By: Dana M. Horlick, Attorney, Woodruff Family Law Group
Now that we have the details and definitions out of the way, we can return to our Greensboro couple Rocky and Petunia and take a look at what happens to Petunia’s estate. Recall that Petunia died without a premarital agreement, without children, and without a will. Since Petunia died without a will, this means that she has died intestate, and her property will pass via intestacy, with Rocky as the administrator of her estate. Also recall that Petunia died with an interest in Home Grown Lawn Care worth $125,000.00 and a 401(k) worth $15,000.00, of which Rocky is the beneficiary. Also, Petunia died in a car accident five years into the marriage – this will be important later on.

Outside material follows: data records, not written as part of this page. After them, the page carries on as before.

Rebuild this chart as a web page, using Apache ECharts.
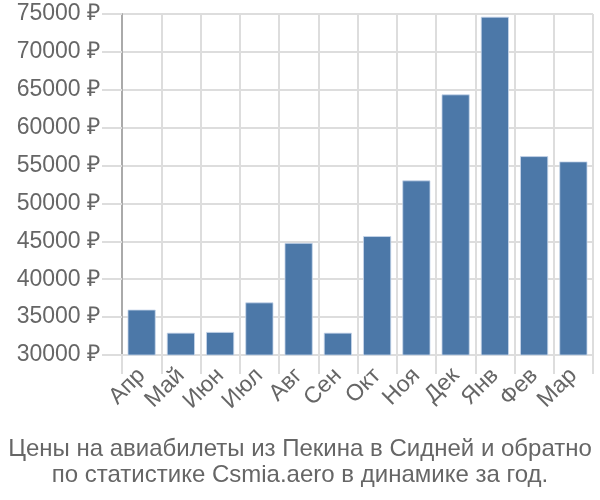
<!DOCTYPE html>
<html><head><meta charset="utf-8">
<script src="https://cdn.jsdelivr.net/npm/echarts@6/dist/echarts.min.js"></script>
<style>html,body{margin:0;padding:0;background:#fff}#c{width:600px;height:500px}</style>
</head><body><div id="c"></div>
<script>
const categories = ['Апр','Май','Июн','Июл','Авг','Сен','Окт','Ноя','Дек','Янв','Фев','Мар'];
const prices = [36000, 32950, 33050, 36950, 44800, 32950, 45700, 53050, 64400, 74650, 56250, 55550];
const titleLines = ['Цены на авиабилеты из Пекина в Сидней и обратно', 'по статистике Csmia.aero в динамике за год.'];
const yMin = 30000, yMax = 75000, yStep = 5000;

const chart = echarts.init(document.getElementById('c'));
chart.setOption({
  animation: false,
  title: {
    text: titleLines.join('\n'),
    left: 'center', top: 431,
    textStyle: { fontFamily: 'Liberation Sans', fontSize: 24, fontWeight: 'normal', color: '#666', lineHeight: 26 }
  },
  grid: { left: 122, right: 7, top: 14, bottom: 145, containLabel: false },
  xAxis: {
    type: 'category', data: categories, boundaryGap: true,
    axisLine: { show: true, lineStyle: { color: '#ddd', width: 2 } },
    axisTick: { show: true, length: 19, lineStyle: { color: '#ddd', width: 2 } },
    splitLine: { show: true, lineStyle: { color: '#ddd', width: 2 } },
    axisLabel: { rotate: 45, fontFamily: 'Liberation Sans', fontSize: 23, color: '#666', margin: 17, interval: 0 }
  },
  yAxis: {
    type: 'value', min: yMin, max: yMax, interval: yStep,
    axisLine: { show: true, lineStyle: { color: '#aaa', width: 2 } },
    axisTick: { show: true, length: 20, lineStyle: { color: '#ddd', width: 2 } },
    splitLine: { show: true, lineStyle: { color: '#ddd', width: 2 } },
    axisLabel: { formatter: v => v + ' ₽', fontFamily: 'Liberation Sans', fontSize: 23, color: '#666', margin: 22 }
  },
  series: [{
    type: 'bar', data: prices, barCategoryGap: '28%',
    itemStyle: { color: '#4c78a8', borderColor: 'rgba(200,215,235,0.8)', borderWidth: 1 }
  }]
});
</script></body></html>
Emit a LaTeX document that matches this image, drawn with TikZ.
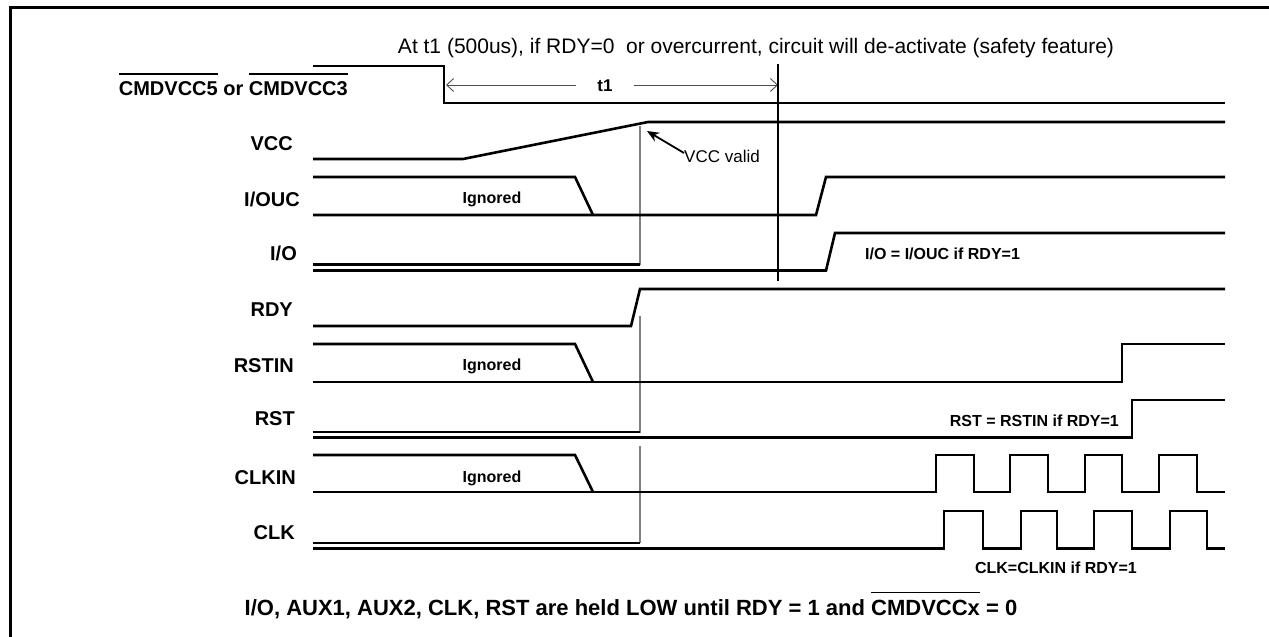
\documentclass[tikz,border=0pt]{standalone}
\usepackage{fontspec}
\setmainfont{Liberation Sans}
\usetikzlibrary{arrows.meta}
\newcommand\ovl[1]{\vbox{\hrule height 1.2pt\kern 6.5pt\hbox{#1}}}
\begin{document}
\begin{tikzpicture}[x=1pt,y=-1pt,
  sig/.style={line width=2.6pt, line join=miter, black},
  lbl/.style={anchor=east, font=\fontsize{20}{24}\selectfont\bfseries, inner sep=0pt, text height=14.3pt, text depth=0pt},
  note/.style={font=\fontsize{16}{19}\selectfont\bfseries, inner sep=0pt, text height=11.5pt, text depth=0pt},
  marker/.style={line width=1.8pt, color=black!50},
  tline/.style={line width=1.1pt, black},
  tarrow/.style={line width=0.9pt, black!70, -{Straight Barb[length=7pt,width=13pt]}},
  varrow/.style={line width=1.8pt, black, -{Stealth[length=12pt,width=10pt]}}]
\useasboundingbox (0,0) rectangle (1269,637);
\clip (0,0) rectangle (1269,637);
% frame
\draw[line width=3pt] (10,660) -- (10,7) -- (1290,7);
% title
\node[anchor=base, inner sep=0pt, font=\fontsize{21}{25}\selectfont] (title) at (756,53.5)
  {At t1 (500us), if RDY=0\ \ or overcurrent, circuit will de-activate (safety feature)};
% labels
\node[lbl] (lcmd) at (348,88) {\ovl{CMDVCC5} or \ovl{CMDVCC3}};
\node[lbl] (lvcc) at (293,143) {VCC};
\node[lbl] (liouc) at (300,199) {I/OUC};
\node[lbl] (lio) at (297,253) {I/O};
\node[lbl] (lrdy) at (293,309) {RDY};
\node[lbl] (lrstin) at (294,365) {RSTIN};
\node[lbl] (lrst) at (295,418) {RST};
\node[lbl] (lclkin) at (296,477) {CLKIN};
\node[lbl] (lclk) at (295,532) {CLK};
% CMDVCC
\draw[sig] (313,66) -- (444,66) -- (444,103) -- (1225,103);
% t1
\node[font=\fontsize{17}{20}\selectfont\bfseries, inner xsep=21pt, inner ysep=0pt, text height=12pt, text depth=0pt] (t1) at (605,85) {t1};
\coordinate (t1L) at (446,85);
\coordinate (t1R) at (778,85);
\draw[tarrow] (t1.west) -- (t1L);
\draw[tarrow] (t1.east) -- (t1R);
\draw[tline] (778,64) -- (778,281);
% VCC
\draw[sig] (313,159) -- (463,159) -- (648,122) -- (1225,122);
\draw[marker] (640,126) -- (640,265);
\draw[marker] (640,316) -- (640,433);
\draw[marker] (640,446) -- (640,543);
\node[anchor=west, inner sep=0pt, font=\fontsize{17}{20}\selectfont, text height=12.2pt, text depth=0pt] (vccv) at (684,156) {VCC valid};
\coordinate (vccp) at (647,131);
\draw[varrow] (vccv.west) ++(0,-3) -- (vccp);
% I/OUC
\draw[sig] (313,177) -- (575,177) -- (593,215);
\draw[sig] (313,215) -- (816,215) -- (826,177) -- (1225,177);
\node[note] (ign1) at (492,198) {Ignored};
% I/O
\draw[sig] (313,264.5) -- (640,264.5);
\draw[sig] (313,270.5) -- (826,270.5) -- (835,233) -- (1225,233);
\node[note, anchor=west] (ionote) at (865,254) {I/O = I/OUC if RDY=1};
% RDY
\draw[sig] (313,326) -- (631,326) -- (640,289) -- (1225,289);
% RSTIN
\draw[sig] (313,344) -- (575,344) -- (593,382);
\draw[sig] (313,382) -- (1122,382) -- (1122,344) -- (1225,344);
\node[note] (ign2) at (492,365) {Ignored};
% RST
\draw[sig] (313,432) -- (640,432);
\draw[sig] (313,437.5) -- (1132,437.5) -- (1132,400) -- (1225,400);
\node[note, anchor=east] (rstnote) at (1119,421) {RST = RSTIN if RDY=1};
% CLKIN
\draw[sig] (313,455) -- (575,455) -- (593,492);
\draw[sig] (313,492) -- (936,492) -- (936,455) -- (974,455) -- (974,492)
  -- (1010,492) -- (1010,455) -- (1048,455) -- (1048,492)
  -- (1085,492) -- (1085,455) -- (1122,455) -- (1122,492)
  -- (1159,492) -- (1159,455) -- (1197,455) -- (1197,492) -- (1225,492);
\node[note] (ign3) at (492,477) {Ignored};
% CLK
\draw[sig] (313,543) -- (640,543);
\draw[sig] (313,548.5) -- (944,548.5) -- (944,511) -- (983,511) -- (983,548.5)
  -- (1021,548.5) -- (1021,511) -- (1057,511) -- (1057,548.5)
  -- (1094,548.5) -- (1094,511) -- (1132,511) -- (1132,548.5)
  -- (1170,548.5) -- (1170,511) -- (1207,511) -- (1207,548.5) -- (1225,548.5);
\node[note] (clknote) at (1056,568) {CLK=CLKIN if RDY=1};
% bottom
\node[anchor=base, inner sep=0pt, font=\fontsize{22}{26}\selectfont\bfseries] (bottom) at (631,615)
  {I/O, AUX1, AUX2, CLK, RST are held LOW until RDY = 1 and \ovl{CMDVCCx} = 0};
\end{tikzpicture}
\end{document}
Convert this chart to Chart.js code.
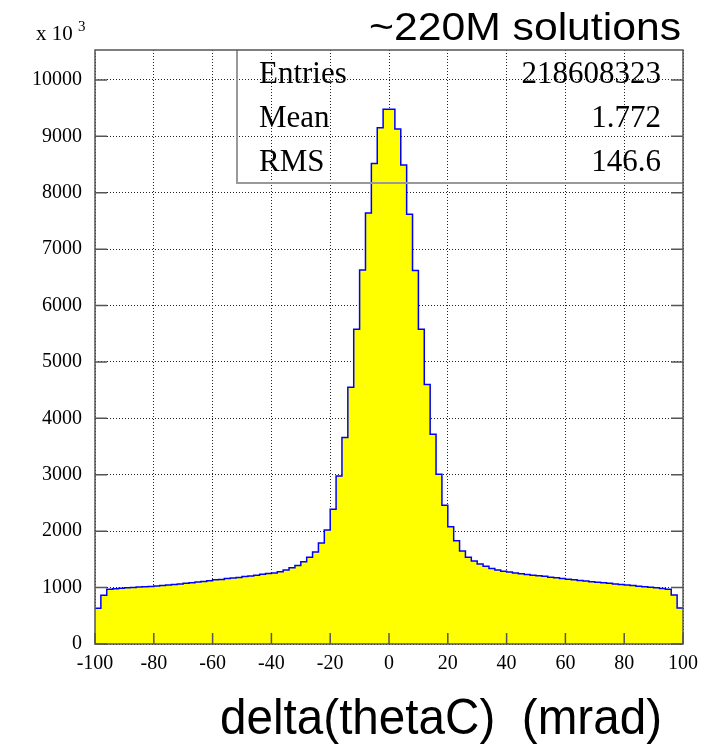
<!DOCTYPE html>
<html>
<head>
<meta charset="utf-8">
<script src="https://cdn.jsdelivr.net/npm/chart.js@4.4.0/dist/chart.umd.min.js"></script>
<style>
    body { margin: 0; background: #fff; }
    canvas { display: block; }
</style>
</head>
<body>
<canvas id="histo" width="713" height="749"></canvas>
<script>
// ===============================
// DATA
// ===============================

// 100 bins of 2 mrad, from -100 to 100
const xMin = -100;
const xMax = 100;
const binWidth = 2;

// counts per bin (x 10^3), bins -100 .. -2
const countsLeft = [
    635, 865, 970, 980, 990, 995, 1000, 1010, 1015, 1020,
    1030, 1035, 1045, 1055, 1065, 1075, 1085, 1100, 1110, 1120,
    1140, 1145, 1160, 1170, 1180, 1195, 1205, 1220, 1235, 1250,
    1260, 1280, 1310, 1350, 1390, 1460, 1540, 1630, 1790, 2020,
    2390, 2980, 3660, 4550, 5580, 6630, 7640, 8520, 9150, 9480
];

// counts per bin (x 10^3), bins 0 .. 98
const countsRight = [
    9480, 9130, 8490, 7620, 6620, 5580, 4600, 3720, 3010, 2460,
    2080, 1830, 1650, 1540, 1470, 1420, 1380, 1340, 1310, 1290,
    1275, 1260, 1245, 1230, 1220, 1210, 1200, 1185, 1175, 1160,
    1150, 1140, 1125, 1115, 1105, 1095, 1085, 1075, 1065, 1055,
    1045, 1035, 1025, 1015, 1005, 995, 985, 970, 870, 640
];

const xTicks = [-100, -80, -60, -40, -20, 0, 20, 40, 60, 80, 100];
const yTicks = [0, 1000, 2000, 3000, 4000, 5000, 6000, 7000, 8000, 9000, 10000];
const yMax = 10530;

const statLabels = ["Entries", "Mean", "RMS"];
const statValues = ["218608323", "1.772", "146.6"];

const titleText = "~220M solutions";
const xTitleText = "delta(thetaC)  (mrad)";

// ===============================
// BUILD STEP POINTS
// ===============================

const counts = countsLeft.concat(countsRight);
const points = counts.map((c, i) => ({ x: xMin + i * binWidth, y: c }));
points.push({ x: xMin + counts.length * binWidth, y: counts[counts.length - 1] });

// ===============================
// HELPERS
// ===============================

function drawText(ctx, text, x, y, font, align, width){
    ctx.font = font;
    const w = ctx.measureText(text).width;
    const sx = width ? width / w : 1;
    ctx.save();
    ctx.translate(x, y);
    ctx.scale(sx, 1);
    ctx.textAlign = align;
    ctx.textBaseline = "alphabetic";
    ctx.fillStyle = "#000";
    ctx.fillText(text, 0, 0);
    ctx.restore();
}

// frame, inward ticks, stats box and extra labels (ROOT look)
const rootStyle = {
    id: "rootStyle",
    afterDraw(chart){
        const ctx = chart.ctx;
        const a = chart.chartArea;
        const xs = chart.scales.x;
        const ys = chart.scales.y;

        ctx.save();

        // stats box
        ctx.strokeStyle = "#999";
        ctx.lineWidth = 2;
        ctx.beginPath();
        ctx.moveTo(237, a.top);
        ctx.lineTo(237, 183);
        ctx.lineTo(a.right, 183);
        ctx.stroke();

        // frame
        ctx.strokeStyle = "#555";
        ctx.lineWidth = 1.5;
        ctx.strokeRect(a.left, a.top, a.right - a.left, a.bottom - a.top);

        // tick marks pointing in
        ctx.beginPath();
        xs.ticks.forEach(t => {
            const px = xs.getPixelForValue(t.value);
            ctx.moveTo(px, a.bottom);
            ctx.lineTo(px, a.bottom - 11);
        });
        ys.ticks.forEach(t => {
            const py = ys.getPixelForValue(t.value);
            ctx.moveTo(a.left, py);
            ctx.lineTo(a.left + 12, py);
            ctx.moveTo(a.right, py);
            ctx.lineTo(a.right - 12, py);
        });
        ctx.stroke();
        ctx.restore();

        // stats text
        const rowBase = [83, 127, 171];
        statLabels.forEach((lab, i) => {
            drawText(ctx, lab, 259, rowBase[i], '31px "Liberation Serif"', "left");
            drawText(ctx, statValues[i], 661, rowBase[i], '31px "Liberation Serif"', "right");
        });

        // exponent label
        drawText(ctx, "x 10", 36, 40, '21px "Liberation Serif"', "left");
        drawText(ctx, "3", 78, 31, '15px "Liberation Serif"', "left");

        // titles
        drawText(ctx, titleText, 681, 40, '39px "Liberation Sans"', "right", 312);
        drawText(ctx, xTitleText, 441, 734, '50px "Liberation Sans"', "center", 442);
    }
};

// ===============================
// CHART
// ===============================

new Chart(document.getElementById("histo"), {
    type: "line",
    data: {
        datasets: [{
            data: points,
            stepped: true,
            borderColor: "#0000ff",
            borderWidth: 1.5,
            backgroundColor: "#ffff00",
            fill: "origin",
            pointRadius: 0,
            tension: 0
        }]
    },
    options: {
        responsive: false,
        animation: false,
        layout: {
            padding: { top: 50, right: 30, left: 0, bottom: 0 }
        },
        plugins: {
            legend: { display: false },
            tooltip: { enabled: false }
        },
        scales: {
            x: {
                type: "linear",
                min: xMin,
                max: xMax,
                z: 1,
                afterFit(s){ s.height = 105; },
                afterBuildTicks(s){ s.ticks = xTicks.map(v => ({ value: v })); },
                ticks: {
                    autoSkip: false,
                    maxRotation: 0,
                    padding: 8,
                    color: "#000",
                    font: { family: "Liberation Serif", size: 20 }
                },
                grid: {
                    color: "#222",
                    lineWidth: 1,
                    drawTicks: false
                },
                border: { display: false, dash: [1, 2] }
            },
            y: {
                type: "linear",
                min: 0,
                max: yMax,
                z: 1,
                afterFit(s){ s.width = 95; },
                afterBuildTicks(s){ s.ticks = yTicks.map(v => ({ value: v })); },
                ticks: {
                    autoSkip: false,
                    padding: 13,
                    color: "#000",
                    font: { family: "Liberation Serif", size: 20 },
                    callback: v => String(v)
                },
                grid: {
                    color: "#222",
                    lineWidth: 1,
                    drawTicks: false
                },
                border: { display: false, dash: [1, 2] }
            }
        }
    },
    plugins: [rootStyle]
});
</script>
</body>
</html>
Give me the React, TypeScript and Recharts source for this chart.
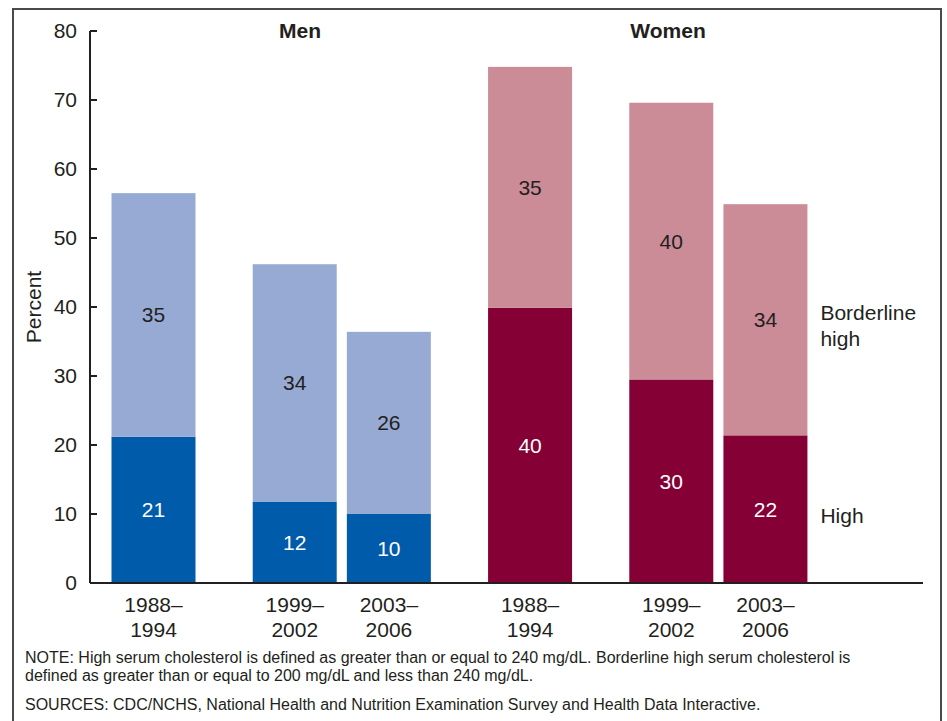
import { BarChart, Bar, XAxis, YAxis, LabelList } from "recharts";

// periods and groups, in the order the bars are drawn
const periods = ["1988–1994", "1999–2002", "2003–2006"];
const groups = ["Men", "Women"];
const seriesNames = ["High", "Borderline high"];

// percent with high (>=240) and borderline high (200-239) serum cholesterol; men then women
const highValues = [21.2, 11.8, 10.0, 39.9, 29.5, 21.4];
const borderlineValues = [35.3, 34.4, 26.4, 34.9, 40.1, 33.5];

// rounded values printed on the bars
const highLabels = [21, 12, 10, 40, 30, 22];
const borderlineLabels = [35, 34, 26, 35, 40, 34];

const yTicks = [0, 10, 20, 30, 40, 50, 60, 70, 80];

// layout: bars sit on evenly spaced slots, some left empty as gaps
const SLOTS = 14;
const BAR_SLOT = [0, 3, 5, 8, 11, 13];
const BAR_WIDTH = 84;

const FONT = "'Liberation Sans', Arial, Helvetica, sans-serif";
const INK = "#231f20";
const FS = 21;

const COLORS: Record<string, { high: string; borderline: string }> = {
  Men: { high: "#005baa", borderline: "#97aad4" },
  Women: { high: "#850035", borderline: "#cb8c97" },
};

const bars = highValues.map((h, i) => ({
  period: periods[i % periods.length],
  group: groups[Math.floor(i / periods.length)],
  high: h,
  borderline: borderlineValues[i],
  highLabel: highLabels[i],
  borderlineLabel: borderlineLabels[i],
  sideHigh: i === highValues.length - 1 ? seriesNames[0] : undefined,
  sideBorderline: i === highValues.length - 1 ? seriesNames[1] : undefined,
}));

const rows: any[] = Array.from({ length: SLOTS }, () => ({ period: "", group: "", high: null, borderline: null }));
BAR_SLOT.forEach((slot, i) => {
  rows[slot] = bars[i];
});

const makeShape = (key: "high" | "borderline") => (props: any) => {
  const { x, y, width, height, payload } = props;
  if (!height || isNaN(height) || !payload || !payload.group) return null;
  return (
    <rect
      x={x + width / 2 - BAR_WIDTH / 2}
      y={y}
      width={BAR_WIDTH}
      height={height}
      fill={COLORS[payload.group][key]}
    />
  );
};

const box = (props: any) => {
  const vb = props.viewBox && props.viewBox.width !== undefined ? props.viewBox : props;
  return { x: Number(vb.x), y: Number(vb.y), width: Number(vb.width), height: Number(vb.height) };
};

const valueLabel = (color: string) => (props: any) => {
  if (props.value === undefined || props.value === null || props.value === "") return null;
  const { x, y, width, height } = box(props);
  return (
    <text
      x={x + width / 2}
      y={y + height / 2}
      textAnchor="middle"
      dominantBaseline="central"
      fill={color}
      fontSize={FS}
      fontFamily={FONT}
    >
      {props.value}
    </text>
  );
};

const sideLabel = (dy: number) => (props: any) => {
  if (!props.value) return null;
  const { x, y, width, height } = box(props);
  const words = String(props.value).split(" ");
  const lines = words.length > 1 ? [words[0], words.slice(1).join(" ")] : words;
  const tx = x + width / 2 + BAR_WIDTH / 2 + 13;
  return (
    <text x={tx} y={y + height / 2 + dy} fill={INK} fontSize={FS} fontFamily={FONT} dominantBaseline="central">
      {lines.map((l, i) => (
        <tspan key={i} x={tx} dy={i === 0 ? 0 : 26}>
          {l}
        </tspan>
      ))}
    </text>
  );
};

const PeriodTick = (props: any) => {
  const { x, y, payload } = props;
  if (!payload || !payload.value) return null;
  const [a, b] = String(payload.value).split("–");
  return (
    <text x={x} y={y} textAnchor="middle" fill={INK} fontSize={FS} fontFamily={FONT}>
      <tspan x={x} dy={29}>{a}–</tspan>
      <tspan x={x} dy={25}>{b}</tspan>
    </text>
  );
};

const PercentLabel = (props: any) => {
  const vb = props.viewBox || {};
  const cx = 33;
  const cy = vb.y + vb.height / 2;
  return (
    <text
      x={cx}
      y={cy}
      transform={`rotate(-90 ${cx} ${cy})`}
      textAnchor="middle"
      dominantBaseline="central"
      fill={INK}
      fontSize={FS}
      fontFamily={FONT}
    >
      Percent
    </text>
  );
};

export default function App() {
  return (
    <div style={{ position: "absolute", left: 0, top: 0, width: 947, height: 721, overflow: "hidden", background: "#fff", fontFamily: FONT, color: INK }}>
      <div
        style={{
          position: "absolute",
          left: 12,
          top: 8,
          width: 926,
          height: 720,
          border: "2px solid #4a4a4a",
          borderBottom: "none",
        }}
      />
      <div style={{ position: "absolute", left: 0, top: 0 }}>
        <BarChart
          width={947}
          height={650}
          data={rows}
          margin={{ top: 31, right: 24, left: 30, bottom: 7 }}
          barCategoryGap={0}
        >
          <XAxis
            dataKey="period"
            interval={0}
            padding={{ left: 40, right: 134 }}
            height={60}
            tickLine={false}
            tickSize={0}
            tickMargin={0}
            axisLine={{ stroke: INK, strokeWidth: 2 }}
            tick={<PeriodTick />}
          />
          <YAxis
            width={60}
            domain={[0, 80]}
            ticks={yTicks}
            interval={0}
            tickSize={-7}
            tickMargin={20}
            axisLine={{ stroke: INK, strokeWidth: 2 }}
            tickLine={{ stroke: INK, strokeWidth: 2 }}
            tick={{ fill: INK, fontSize: FS, fontFamily: FONT }}
            label={<PercentLabel />}
          />
          <Bar dataKey="high" stackId="a" isAnimationActive={false} shape={makeShape("high")}>
            <LabelList dataKey="highLabel" content={valueLabel("#ffffff")} />
            <LabelList dataKey="sideHigh" content={sideLabel(6)} />
          </Bar>
          <Bar dataKey="borderline" stackId="a" isAnimationActive={false} shape={makeShape("borderline")}>
            <LabelList dataKey="borderlineLabel" content={valueLabel(INK)} />
            <LabelList dataKey="sideBorderline" content={sideLabel(-8)} />
          </Bar>
        </BarChart>
      </div>
      <div style={{ position: "absolute", left: 300, top: 31, transform: "translate(-50%, -50%)", fontWeight: "bold", fontSize: FS }}>
        {groups[0]}
      </div>
      <div style={{ position: "absolute", left: 668, top: 31, transform: "translate(-50%, -50%)", fontWeight: "bold", fontSize: FS }}>
        {groups[1]}
      </div>
      <div style={{ position: "absolute", left: 25, top: 649, fontSize: 16, lineHeight: "17.5px", whiteSpace: "nowrap" }}>
        NOTE: High serum cholesterol is defined as greater than or equal to 240 mg/dL. Borderline high serum cholesterol is
        <br />
        defined as greater than or equal to 200 mg/dL and less than 240 mg/dL.
        <div style={{ marginTop: 11.5 }}>
          SOURCES: CDC/NCHS, National Health and Nutrition Examination Survey and Health Data Interactive.
        </div>
      </div>
    </div>
  );
}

Without a will, the share of the surviving spouse is governed by statute. There are other factors to consider, though, namely is the decedent (Petunia) survived by any children or her parents? The presence of either surviving children or parents reduces the share of the surviving spouse under the statute. In this case, there are no children, but her parents survive Petunia.
N.C.G.S. §29-14 (a)(3), provides for the surviving spouse’s share of the real property as follows: “If the intestate is not survived by a child, children or any lineal descendant of a deceased child or children, but is survived by one or more parents, a one-half undivided interest in the real property.” Based on those facts, and the statute, Rocky gets ½ undivided interest in the real property. Under the facts of our hypothetical, there is no real property, meaning that Rocky gets ½ of nothing. If for example, Petunia owned a parcel of land, Rocky would get ½ of that parcel, and her parents would get the remaining half.